Иконы Феофана Грека – это совершенная красота. И мы можем со всей определённостью сказать, как много она значила для мироощущения русских людей той поры. «Красота её несказанна», «исписана дивно», «величества и красоты её не можно исповедати», «высотою же и величеством и прочим дивно устроена» - такие высказывания о церквях и иконах можно встретить в наших древнейших письменных памятниках. А мы можем только скорбеть, что современный человек всё меньше и меньше чувствителен к этой абсолютной красоте и абсолютной чистоте, что являла нам русская икона и русская живопись.

А.Рублёв

Нам сегодня трудно представить, как напряжённо трудился во славу Божию этот скромный монах, перебираясь из храма в храм. Вскоре после 1422 года он украшает фресками Троице-Сергиева монастыря и вместе с учениками создаёт в нём иконостас. Сам Рублёв пишет Апостола Павла, Архангела Михаила. В праздничном ряду иконостаса необыкновенно хороши были иконы «Жены у гроба» и «Омовение ног». Свою последнюю работу Рублёв и Даниил Чёрный написали в соборе Андроникова монастыря – от неё уцелели только фрагменты фресковых орнаментов. Они украшали Спасский собор.

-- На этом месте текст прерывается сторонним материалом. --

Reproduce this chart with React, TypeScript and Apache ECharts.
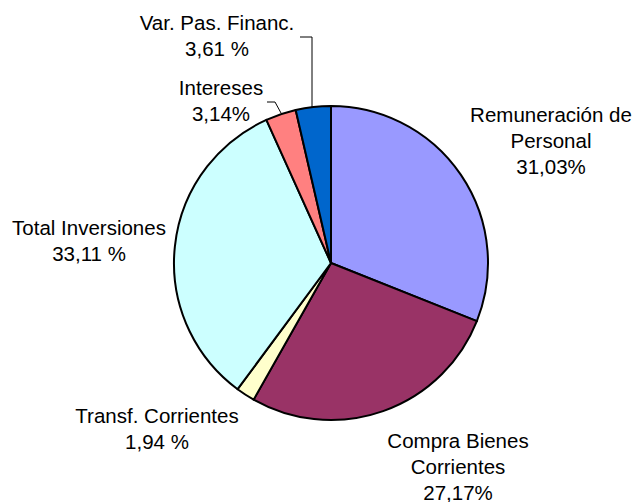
import React, { useEffect, useRef } from "react";
import * as echarts from "echarts";

const categories = [
  "Remuneración de\nPersonal",
  "Compra Bienes\nCorrientes",
  "Transf. Corrientes",
  "Total Inversiones",
  "Intereses",
  "Var. Pas. Financ.",
];
const values = [31.03, 27.17, 1.94, 33.11, 3.14, 3.61];
const percentLabels = ["31,03%", "27,17%", "1,94 %", "33,11 %", "3,14%", "3,61 %"];
const colors = ["#9999FF", "#993366", "#FFFFCC", "#CCFFFF", "#FF8080", "#0066CC"];

// label block centers (layout)
const labelPos: [number, number][] = [
  [551, 140],
  [458, 466],
  [157, 428],
  [89, 240],
  [221, 100],
  [217, 35],
];
const leaderLines: ([number, number][] | null)[] = [
  null,
  null,
  null,
  null,
  [[281, 113], [275, 102], [267, 102]],
  [[312, 107], [312, 37], [300, 37]],
];

export default function App() {
  const ref = useRef<HTMLDivElement>(null);
  useEffect(() => {
    if (!ref.current) return;
    const chart = echarts.init(ref.current, undefined, { renderer: "svg" });
    chart.setOption({
      animation: false,
      backgroundColor: "#ffffff",
      series: [
        {
          type: "pie",
          center: [331, 263],
          radius: 157,
          startAngle: 90,
          clockwise: true,
          avoidLabelOverlap: false,
          itemStyle: { borderColor: "#000000", borderWidth: 2 },
          label: {
            show: true,
            position: "outside",
            color: "#000000",
            fontFamily: "Liberation Sans, Arial, sans-serif",
            fontSize: 20.5,
            lineHeight: 26,
            align: "center",
            formatter: (p: any) => `${categories[p.dataIndex]}\n${percentLabels[p.dataIndex]}`,
          },
          labelLine: { show: false, lineStyle: { color: "#000000", width: 1 } },
          labelLayout: (params: any) => {
            const i = params.dataIndex;
            const res: any = {
              x: labelPos[i][0],
              y: labelPos[i][1],
              align: "center",
              verticalAlign: "middle",
            };
            if (leaderLines[i]) res.labelLinePoints = leaderLines[i];
            return res;
          },
          data: values.map((v, i) => ({
            value: v,
            name: categories[i],
            itemStyle: { color: colors[i] },
            labelLine: { show: leaderLines[i] !== null },
          })),
        },
      ],
    });
    return () => chart.dispose();
  }, []);
  return (
    <div
      ref={ref}
      style={{ position: "absolute", left: 0, top: 0, width: 636, height: 502 }}
    />
  );
}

Ветхозаветная Троица была символом единения. Ещё в середине XIV века, основывая свою обитель, Сергий Радонежский(как сказано в одном из его житий) «поставил храм Троицы…дабы взиранием на святую Троицу побеждался страх перед ненавистной раздельностью мира».

На довольно значительной по размерам доске Андрей Рублёв изобразил ветхозаветную Троицу – явление Аврааму Богу в виде трёх ангелов.

Содержание «Троицы» многогранно. Идейным и композиционным центром её является чаша с головой жертвенного тельца – прообраз ангела новозаветного. «Чаша» прошла долгий путь, и во всей истории человечества имела значение «чаши жизни», «чаши мудрости», «чаши бессмертного напитка». В средние века на основе её христианского значения возникло поэтическое сказание о «Чаше Грааля», из которой Иисус Христос пил во время Тайной вечери.

Вокруг престола с чашей сидят три задумчивых ангела, которые образуют собой как бы замкнутый круг – символ вечности, света и любви. Ангелы в одеяниях густого тёплого тона, склоняя с бесконечной грацией убранные высокими прическами головы, с какой-то спокойно-строгой задумчивостью устремили глаза в тихую вечность. В иконе нет ни движения, ни действия – это триединое и неподвижное созерцание, словно три души, равной полноты духа и видения, сошлись, чтобы испытать своё смирение и свою мудрость перед жизнью, её страданиями и скорбью.